Adding gaps: the Erlang and gamma arrival times

Now ask a slightly bigger question: how long until the n-th event arrives? That is the arrival time T_n = X_1 + X_2 + ... + X_n, a sum of n independent exponential(lambda) waits. A sum of independent things is a new distribution, and this particular one has a name: T_n follows the Erlang distribution with shape n and rate lambda. Its density is f(t) = lambda^n · t^(n-1) · e^(-lambda·t) / (n-1)! for t >= 0. The Erlang is just the integer-shape member of the gamma family; allowing a non-integer shape gives the full gamma, but waiting for a whole number of events keeps us in the Erlang.

Two checks make this trustworthy. By linearity of expectation the mean wait for n events is E[T_n] = n·E[X_1] = n/lambda — n gaps of average length 1/lambda each, exactly as it should be.

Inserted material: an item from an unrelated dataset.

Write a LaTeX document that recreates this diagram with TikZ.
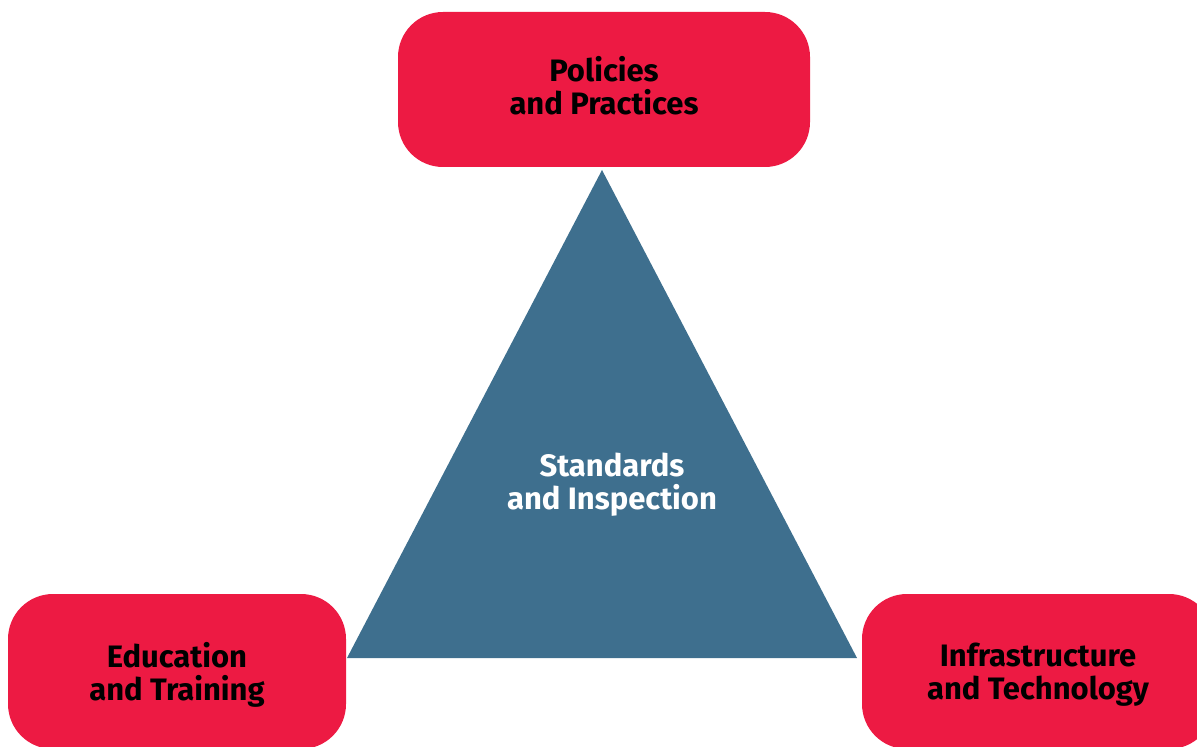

And there is a beautiful bridge back to counts: the event {T_n <= t}, 'the n-th arrival has happened by time t', is the very same event as {N(t) >= n}, 'at least n events by time t'. That single identity links the Erlang cdf to a sum of Poisson probabilities, and it is the count–gap dictionary from the first section put to work.

A concrete number ties it together. With lambda = 3 calls per hour, the expected wait for the 5th call is 5/3 hours, about 100 minutes. The single-gap mean was 20 minutes; five of them average 100 minutes, and the variance also adds — Var(T_5) = 5/lambda^2 — because the gaps are independent. Each new layer of this rung will keep leaning on this same move: translate between counts and gaps, and use independence to add things up.